Hungary Closing Croatian Border at Midnight: Foreign Minister

Hungary Closing Croatian Border at Midnight: Foreign Minister

Hungary's foreign minister Peter Szijjarto. (AFP Photo)

Budapest: Hungary will close at midnight (2200 GMT) its border with Croatia, a major entry point for tens of thousands of migrants bound for northern Europe, Hungary's foreign minister said Friday.

"The National Security Cabinet has decided that... we will close the green border from midnight," Peter Szijjarto said.

"The official border posts will continue to operate, but under strict controls," he told a news conference in Budapest.

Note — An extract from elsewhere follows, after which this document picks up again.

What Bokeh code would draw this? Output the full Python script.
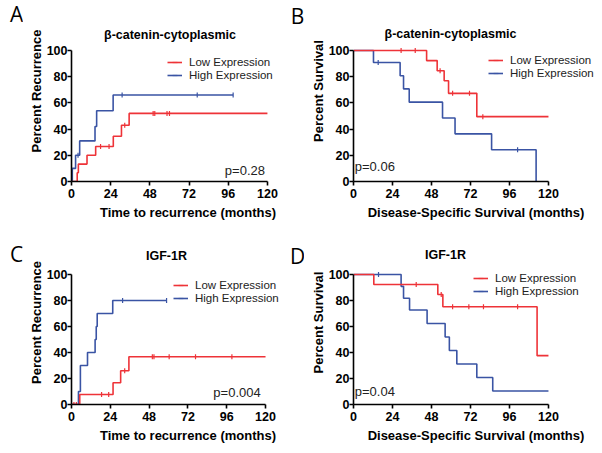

On Wednesday the Hungarian government had said that it had completed a fence along its border with Croatia and that it was ready to seal the frontier.

Last month Hungary sealed its border with Serbia, until then the main crossing point, with razor wire and fences.

This though merely diverted the flow of people into Croatia, from where they crossed the border into Hungary.

EU member Hungary is on the southern frontier of Europe's passport-free Schengen zone, which has come under intense pressure as the European Union faces its biggest migrant crisis since 1945.

More than 386,000 migrants have crossed into the country so far in 2015, with the number likely to exceed 700,000 by the end of the year, according to Hungarian authorities.

Having travelled up from Greece through the western Balkans, all but a few have continued their journey, crossing into Austria and then further north, often to Germany and Scandinavia.

Hungary's Prime Minister Viktor Orban has drawn considerable criticism with his approach of erecting fences and heavy-handed treatment of migrants by the police and army.

But Orban says that unlike Greece, Hungary is merely doing its job of protecting Europe's borders, while criticising Germany for encouraging people to migrate.

He has drawn flak for his warnings about the dangers posed by the arrival into Europe of large numbers of Muslim immigrants.

"Islam has never been part of Europe, it came to us," Orban told German magazine Focus in an interview to be published in full Saturday.